赫胥黎与自然选择,本文主要内容关键词为:赫胥黎论文,自然选择论文,此文献不代表本站观点,内容供学术参考,文章仅供参考阅读下载。
[中图分类号]N0 [文献标识码]A [文章编码]1000-0763(2011)06-0040-07
由于赫胥黎是19世纪中后叶在英国公众中传播达尔文进化论的领军人物,他的宣传和阐发工作不仅在当时的社会、政治和文化中发挥了重要的作用,而且对后世也有深远的影响,所以他和自然选择理论之间的关系首先是被此种记忆所塑造的。人们往往误以为赫胥黎信服于自然选择的效力,并且毫无保留地支持和宣传该理论。故此,本文首先对公众和科学界做出区分,考察赫胥黎在不同的时代氛围和社会状况下面向公众宣传自然选择时的态度。随后,简略介绍赫胥黎的科学知识背景和研究方法,在此基础之上,着重分析他就杂交不育问题(the problem of hybrid sterility)对自然选择提出的质疑,以及他和达尔文关于杂交不育问题的争论背后所蕴涵的一个更大的、在科学哲学上的分歧:如何判断自然选择作为科学理论的地位,是把它仅仅作为“假说(hypothesis)”还是当成真正的“理论(theory)”。
一、公众和科学界的区别
1860年,赫胥黎曾就人猿分类问题对工人群众做过六次演讲,并在1862年对爱丁堡哲学学会的会员又讲过两次。1863年初,该演讲经过整理后以书籍的形式出版,它就是我们熟知的《人类在自然中的位置》。在书中,赫胥黎不可避免地涉及自然选择,他表示“我相信达尔文先生已经满意地证明了他所称的选择,或者说选择变异,在自然中确实存在,而且起着作用。……我把这个结论尽量有说服力地介绍给读者,因为对达尔文的和其他的观点,我要使自己站在辩护人的地位。所谓辩护人,就是说,他以消除真正困难为职责,并且说服不信服的人们。”([1],pp.97-98;[2],pp.148-150)赫胥黎虽然提及了杂交不育问题,但是他指出“我们相信,大量的事实都是与达尔文的学说相一致的,或者可以用他的学说来解释,因而使他的证据中的缺陷显得越来越不重要”([1],pp.98-99;[2],p.150),并且表示自己就像物理学家接受光的波动理论和化学家接受原子理论那样接受达尔文的假说,从而把自然选择和波动理论、原子理论置于同等可靠的科学地位之上。赫胥黎此时正将人类起源问题和达尔文进化论结合起来,建立起职业科学人和达尔文等部分科学绅士的联盟,并竭力向工人阶级寻求文化上的支持,通过科学界内部和公众舆论两方面的力量来达成将宗教清除出科学领域的改革目标,他对自然选择表示出的信心和支持是在该语境下所采取的一种政治策略。

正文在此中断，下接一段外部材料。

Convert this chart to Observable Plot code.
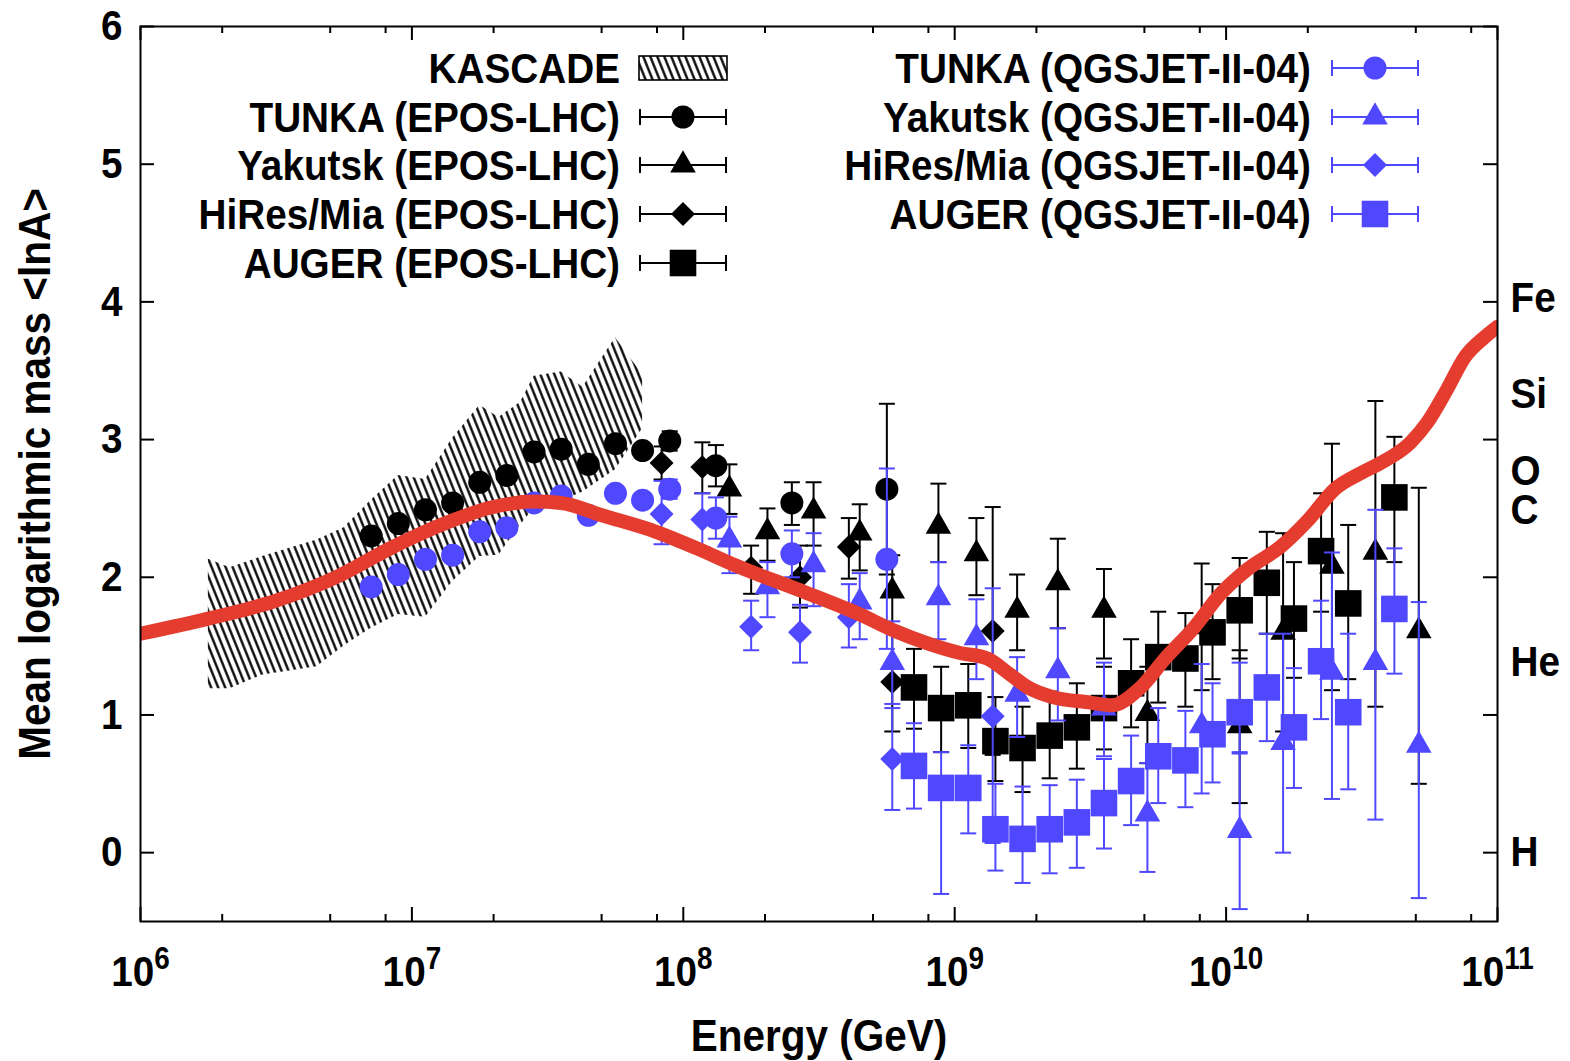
<!DOCTYPE html>
<html><head><meta charset="utf-8">
<script src="https://cdn.jsdelivr.net/npm/d3@7"></script>
<script src="https://cdn.jsdelivr.net/npm/@observablehq/plot@0.6"></script>
<style>html,body{margin:0;padding:0;background:#fff;} #chart{width:1570px;height:1061px;}</style>
</head><body><div id="chart"></div>
<script>
// ---------- data (log10 of energy in GeV, <lnA>) ----------
const kascadeLgE = [6.25, 6.33, 6.45, 6.55, 6.65, 6.75, 6.85, 6.95, 7.05, 7.15, 7.25, 7.32, 7.40, 7.45, 7.55, 7.63, 7.75, 7.85];
const kascadeHi  = [2.13, 2.07, 2.15, 2.21, 2.27, 2.36, 2.56, 2.74, 2.71, 3.01, 3.25, 3.16, 3.27, 3.46, 3.49, 3.38, 3.74, 3.47];
const kascadeLo  = [1.19, 1.19, 1.29, 1.32, 1.35, 1.50, 1.63, 1.73, 1.71, 1.97, 2.15, 2.16, 2.38, 2.50, 2.55, 2.62, 2.78, 3.08];

const tunkaLgE    = [6.85, 6.95, 7.05, 7.15, 7.25, 7.35, 7.45, 7.55, 7.65, 7.75, 7.85, 7.95, 8.12, 8.40, 8.75];
const tunkaEpos   = [2.30, 2.39, 2.49, 2.54, 2.69, 2.74, 2.91, 2.93, 2.82, 2.97, 2.92, 2.99, 2.81, 2.54, 2.64];
const tunkaEposLo = [null, null, null, null, null, null, null, null, null, null, null, 2.92, 2.66, 2.38, 2.02];
const tunkaEposHi = [null, null, null, null, null, null, null, null, null, null, null, 3.06, 2.96, 2.69, 3.26];
const tunkaQgs    = [1.93, 2.02, 2.13, 2.16, 2.33, 2.36, 2.54, 2.59, 2.45, 2.61, 2.56, 2.64, 2.43, 2.17, 2.13];
const tunkaQgsLo  = [null, null, null, null, null, null, null, null, null, null, null, 2.57, 2.28, 2.00, 1.48];
const tunkaQgsHi  = [null, null, null, null, null, null, null, null, null, null, null, 2.71, 2.58, 2.34, 2.79];

const yakLgE    = [8.17, 8.31, 8.48, 8.65, 8.77, 8.94, 9.08, 9.23, 9.38, 9.55, 9.71, 9.91, 10.05, 10.21, 10.39, 10.55, 10.71];
const yakEpos   = [2.64, 2.33, 2.48, 2.32, 1.90, 2.37, 2.17, 1.76, 1.96, 1.76, 1.01, 1.64, 0.92, 1.60, 2.08, 2.18, 1.61];
const yakEposLo = [2.46, 2.12, 2.23, 2.05, 1.64, 2.11, 1.87, 1.47, 1.63, 1.41, 0.65, 1.18, 0.36, 0.88, 1.18, 1.06, 0.50];
const yakEposHi = [2.82, 2.50, 2.69, 2.53, 2.16, 2.68, 2.43, 2.02, 2.28, 2.06, 1.35, 2.10, 1.47, 2.32, 2.97, 3.28, 2.65];
const yakQgs    = [2.27, 1.93, 2.09, 1.82, 1.38, 1.85, 1.56, 1.15, 1.32, 1.05, 0.28, 0.92, 0.16, 0.80, 1.31, 1.38, 0.78];
const yakQgsLo  = [2.03, 1.71, 1.79, 1.55, 1.08, 1.55, 1.26, 0.84, 0.96, 0.70, -0.14, 0.43, -0.41, 0.00, 0.39, 0.24, -0.33];
const yakQgsHi  = [2.44, 2.11, 2.32, 2.03, 1.68, 2.11, 1.84, 1.42, 1.63, 1.38, 0.65, 1.37, 0.73, 1.59, 2.18, 2.49, 1.82];

const hiresLgE    = [7.92, 8.07, 8.25, 8.43, 8.61, 8.77, 9.14];
const hiresEpos   = [2.83, 2.80, 2.07, 2.00, 2.22, 1.24, 1.61];
const hiresEposLo = [2.71, 2.61, 1.88, 1.78, 1.99, 0.88, 0.71];
const hiresEposHi = [2.95, 2.98, 2.23, 2.23, 2.43, 1.60, 2.51];
const hiresQgs    = [2.46, 2.42, 1.64, 1.60, 1.71, 0.68, 0.99];
const hiresQgsLo  = [2.24, 2.22, 1.47, 1.38, 1.49, 0.31, 0.07];
const hiresQgsHi  = [2.70, 2.61, 1.83, 1.80, 1.95, 1.05, 1.92];

const augerLgE    = [8.85, 8.95, 9.05, 9.15, 9.25, 9.35, 9.45, 9.55, 9.65, 9.75, 9.85, 9.95, 10.05, 10.15, 10.25, 10.35, 10.45, 10.62];
const augerEpos   = [1.20, 1.05, 1.07, 0.81, 0.76, 0.85, 0.91, 1.05, 1.23, 1.42, 1.41, 1.60, 1.76, 1.96, 1.70, 2.19, 1.81, 2.58];
const augerEposLo = [0.90, 0.73, 0.76, 0.52, 0.44, 0.54, 0.61, 0.75, 0.91, 1.09, 1.06, 1.26, 1.41, 1.59, 1.27, 1.75, 1.26, 2.11];
const augerEposHi = [1.48, 1.35, 1.37, 1.13, 1.06, 1.17, 1.23, 1.35, 1.55, 1.75, 1.74, 1.95, 2.14, 2.33, 2.11, 2.61, 2.38, 3.02];
const augerQgs    = [0.63, 0.47, 0.47, 0.17, 0.10, 0.17, 0.22, 0.36, 0.52, 0.70, 0.67, 0.86, 1.02, 1.20, 0.91, 1.39, 1.02, 1.77];
const augerQgsLo  = [0.32, -0.30, 0.14, -0.13, -0.22, -0.15, -0.11, 0.03, 0.20, 0.36, 0.33, 0.51, 0.72, 0.81, 0.47, 0.97, 0.46, 1.30];
const augerQgsHi  = [0.94, 0.73, 0.78, 0.50, 0.48, 0.49, 0.53, 0.68, 0.85, 1.05, 1.03, 1.23, 1.38, 1.59, 1.34, 1.83, 1.59, 2.21];

const curveLgE = [6.0, 6.25, 6.5, 6.72, 6.92, 7.12, 7.3, 7.45, 7.55, 7.7, 7.9, 8.05, 8.2, 8.45, 8.65, 8.78, 8.9, 9.02, 9.12, 9.2, 9.27, 9.36, 9.5, 9.58, 9.68, 9.78, 9.88, 9.98, 10.08, 10.2, 10.3, 10.4, 10.5, 10.56, 10.68, 10.74, 10.81, 10.88, 10.95, 11.0];
const curveLnA = [1.59, 1.70, 1.83, 2.00, 2.21, 2.39, 2.51, 2.55, 2.54, 2.45, 2.33, 2.21, 2.08, 1.89, 1.73, 1.61, 1.52, 1.45, 1.41, 1.30, 1.20, 1.13, 1.09, 1.07, 1.19, 1.42, 1.63, 1.88, 2.06, 2.22, 2.41, 2.64, 2.76, 2.82, 2.98, 3.12, 3.35, 3.60, 3.74, 3.82];

const yTicks = [0, 1, 2, 3, 4, 5, 6];
const elementNames = ["H", "He", "C", "O", "Si", "Fe"];
const elementLnA   = [0, 1.386, 2.485, 2.773, 3.332, 4.025];
const xMajorTicks = [1e6, 1e7, 1e8, 1e9, 1e10, 1e11];
const xTickExps   = ["6", "7", "8", "9", "10", "11"];
const xMinorTicks = [2e6, 5e6, 8e6, 2e7, 5e7, 8e7, 2e8, 5e8, 8e8, 2e9, 5e9, 8e9, 2e10, 5e10, 8e10];

const legendLeft = ["KASCADE", "TUNKA (EPOS-LHC)", "Yakutsk (EPOS-LHC)", "HiRes/Mia (EPOS-LHC)", "AUGER (EPOS-LHC)"];
const legendRight = ["TUNKA (QGSJET-II-04)", "Yakutsk (QGSJET-II-04)", "HiRes/Mia (QGSJET-II-04)", "AUGER (QGSJET-II-04)"];

// ---------- layout ----------
const W = 1570, H = 1061;
const M = {top: 26, right: 73, bottom: 140, left: 140};
const plotW = W - M.left - M.right, plotH = H - M.top - M.bottom;
const BLACK = "#000000", BLUE = "#5048ff", RED = "#e43d30";
const FONT = "'Liberation Sans', Arial, Helvetica, sans-serif";
const FS = 43;

function rows(lgE, v, lo, hi) {
  return lgE.map((g, i) => ({E: Math.pow(10, g), v: v[i], lo: lo ? lo[i] : null, hi: hi ? hi[i] : null}));
}
const kascade = rows(kascadeLgE, kascadeHi, kascadeLo, kascadeHi);
const curve = rows(curveLgE, curveLnA);
const elements = elementNames.map((n, i) => ({name: n, lnA: elementLnA[i]}));

const capSymbol = {draw(ctx) { ctx.moveTo(-8, 0); ctx.lineTo(8, 0); }};
const R = {circle: 11.5, triangle: 9.5, diamond2: 10.8, square: 15};

function series(data, color, symbol) {
  const err = data.filter(d => d.lo != null && d.hi != null);
  return [
    Plot.ruleX(err, {x: "E", y1: "lo", y2: "hi", stroke: color, strokeWidth: 2}),
    Plot.dot(err, {x: "E", y: "lo", symbol: capSymbol, r: 5, stroke: color, strokeWidth: 2, fill: "none"}),
    Plot.dot(err, {x: "E", y: "hi", symbol: capSymbol, r: 5, stroke: color, strokeWidth: 2, fill: "none"}),
    Plot.dot(data, {x: "E", y: "v", symbol, r: R[symbol], fill: color, stroke: "none"})
  ];
}

const svg = Plot.plot({
  width: W, height: H,
  marginTop: M.top, marginRight: M.right, marginBottom: M.bottom, marginLeft: M.left,
  style: {fontFamily: FONT, fontWeight: "bold", fontSize: FS + "px", background: "white", overflow: "visible", color: "black"},
  x: {type: "log", domain: [1e6, 1e11], axis: null},
  y: {domain: [-0.5, 6], axis: null},
  marks: [
    Plot.areaY(kascade, {x: "E", y1: "lo", y2: "hi", fill: "url(#hatch)"}),
    ...series(rows(tunkaLgE, tunkaEpos, tunkaEposLo, tunkaEposHi), BLACK, "circle"),
    ...series(rows(yakLgE, yakEpos, yakEposLo, yakEposHi), BLACK, "triangle"),
    ...series(rows(hiresLgE, hiresEpos, hiresEposLo, hiresEposHi), BLACK, "diamond2"),
    ...series(rows(augerLgE, augerEpos, augerEposLo, augerEposHi), BLACK, "square"),
    ...series(rows(tunkaLgE, tunkaQgs, tunkaQgsLo, tunkaQgsHi), BLUE, "circle"),
    ...series(rows(yakLgE, yakQgs, yakQgsLo, yakQgsHi), BLUE, "triangle"),
    ...series(rows(hiresLgE, hiresQgs, hiresQgsLo, hiresQgsHi), BLUE, "diamond2"),
    ...series(rows(augerLgE, augerQgs, augerQgsLo, augerQgsHi), BLUE, "square"),
    Plot.line(curve, {x: "E", y: "v", stroke: RED, strokeWidth: 14, curve: "monotone-x", clip: true}),
    // ticks (inward, all four sides)
    Plot.tickY(yTicks, {y: d => d, insetRight: plotW - 14, stroke: BLACK, strokeWidth: 2}),
    Plot.tickY(yTicks, {y: d => d, insetLeft: plotW - 14, stroke: BLACK, strokeWidth: 2}),
    Plot.tickX(xMajorTicks, {x: d => d, insetTop: plotH - 14, stroke: BLACK, strokeWidth: 2}),
    Plot.tickX(xMajorTicks, {x: d => d, insetBottom: plotH - 14, stroke: BLACK, strokeWidth: 2}),
    Plot.tickX(xMinorTicks, {x: d => d, insetTop: plotH - 7, stroke: BLACK, strokeWidth: 2}),
    Plot.tickX(xMinorTicks, {x: d => d, insetBottom: plotH - 7, stroke: BLACK, strokeWidth: 2}),
    Plot.frame({stroke: BLACK, strokeWidth: 2}),
    // tick labels
    Plot.text(yTicks, {y: d => d, text: d => String(d), frameAnchor: "left", textAnchor: "end", dx: -18, fontSize: FS, fontWeight: "bold", fill: BLACK}),
    Plot.text(elements, {y: "lnA", text: "name", frameAnchor: "right", textAnchor: "start", dx: 13, fontSize: FS, fontWeight: "bold", fill: BLACK}),
    Plot.text(xMajorTicks, {x: d => d, text: () => "10", frameAnchor: "bottom", lineAnchor: "bottom", textAnchor: "middle", dy: 64, fontSize: FS, fontWeight: "bold", fill: BLACK}),
    // axis titles
    Plot.text(["Energy (GeV)"], {frameAnchor: "bottom", lineAnchor: "bottom", textAnchor: "middle", dy: 129, fontSize: 45, fontWeight: "bold", fill: BLACK}),
    Plot.text(["Mean logarithmic mass <lnA>"], {frameAnchor: "left", textAnchor: "middle", rotate: -90, dx: -105, fontSize: 45, fontWeight: "bold", fill: BLACK})
  ]
});

document.getElementById("chart").appendChild(svg);
const sel = d3.select(svg);

// superscript exponents on the x tick labels (10^n)
let k = 0;
sel.selectAll("text").each(function () {
  if (this.textContent === "10" && k < xTickExps.length) {
    d3.select(this).append("tspan").attr("dy", "-0.54em").attr("font-size", "0.72em").text(xTickExps[k++]);
  }
});

// hatch pattern
const defs = sel.insert("defs", ":first-child");
const pat = defs.append("pattern").attr("id", "hatch").attr("patternUnits", "userSpaceOnUse")
  .attr("width", 6.5).attr("height", 6.5).attr("patternTransform", "rotate(-22)");
pat.append("line").attr("x1", 3.25).attr("x2", 3.25).attr("y1", -1).attr("y2", 7.5)
  .attr("stroke", "#000").attr("stroke-width", 2.3);

// legend (pixel layout)
const leg = sel.append("g").attr("font-family", FONT).attr("font-weight", "bold").attr("font-size", FS);
const symTypes = {circle: d3.symbolCircle, triangle: d3.symbolTriangle, diamond2: d3.symbolDiamond2, square: d3.symbolSquare};
function entry(textX, x1, x2, y, label, color, sym) {
  leg.append("text").attr("x", textX).attr("y", y).attr("dy", "0.35em").attr("text-anchor", "end").attr("fill", BLACK).text(label);
  if (sym === "hatch") {
    leg.append("rect").attr("x", x1 - 1).attr("y", y - 12).attr("width", x2 - x1 + 2).attr("height", 24)
      .attr("fill", "url(#hatch)").attr("stroke", BLACK).attr("stroke-width", 1.6);
    return;
  }
  leg.append("line").attr("x1", x1).attr("x2", x2).attr("y1", y).attr("y2", y).attr("stroke", color).attr("stroke-width", 2);
  leg.append("line").attr("x1", x1).attr("x2", x1).attr("y1", y - 8).attr("y2", y + 8).attr("stroke", color).attr("stroke-width", 2);
  leg.append("line").attr("x1", x2).attr("x2", x2).attr("y1", y - 8).attr("y2", y + 8).attr("stroke", color).attr("stroke-width", 2);
  const r = R[sym];
  leg.append("path").attr("transform", `translate(${(x1 + x2) / 2},${y})`)
    .attr("d", d3.symbol(symTypes[sym], Math.PI * r * r)()).attr("fill", color);
}
const rowY = [68, 117, 165, 214, 263];
const leftSyms = ["hatch", "circle", "triangle", "diamond2", "square"];
const rightSyms = ["circle", "triangle", "diamond2", "square"];
legendLeft.forEach((lab, i) => entry(620, 640, 726, rowY[i], lab, BLACK, leftSyms[i]));
legendRight.forEach((lab, i) => entry(1311, 1332, 1418, rowY[i], lab, BLUE, rightSyms[i]));

// condense all text horizontally (narrow bold face in the original)
svg.querySelectorAll("text").forEach(t => {
  const w = t.getComputedTextLength();
  if (w > 0) {
    t.setAttribute("textLength", (w * 0.9).toFixed(1));
    t.setAttribute("lengthAdjust", "spacingAndGlyphs");
  }
});
</script>
</body></html>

1862年10月,赫胥黎就达尔文的《物种起源》一书对工人阶级作为期六周的演讲,题名为《论我们关于有机自然的现象的原因的知识》(On Our Knowledge of the Causes of the Phenomena of Organic Nature)([3],pp.303-475),随后该演讲又被结集为小册子出版发行。它在当时极为畅销,轰动一时,并且被译成多国文字。在演讲中,赫胥黎不仅对达尔文的自然选择理论给予完全的支持,而且对其作了通俗易懂的讲解。达尔文在读到演讲集的第五部分关于自然选择理论的讨论时,按捺不住自己的欣喜,给赫胥黎写信说:“当这本小绿皮书中包含了一切我想说的东西,我写那样一本非常大的书又有何益,就篇幅来说它是如此的可耻。”([4],pp.310-311)随后,达尔文多次建议赫胥黎将该演讲扩写为一本书。“而且,达尔文先生常常催促我修改和扩充这些演讲,将它变成一本对所讨论主题作系统阐述的通俗著作。”([3],p.vii)但是,赫胥黎并没有为此再作努力,他显然已经很满意自己将“《物种起源》一书平民化”([4],p.310)的工作。在演讲中,他将生存斗争普遍化为自然和社会的基本状况,通过投合当时普通民众,尤其是工人阶级的政治需要,达到争取他们支持世俗化的科学的功效,就适可而止。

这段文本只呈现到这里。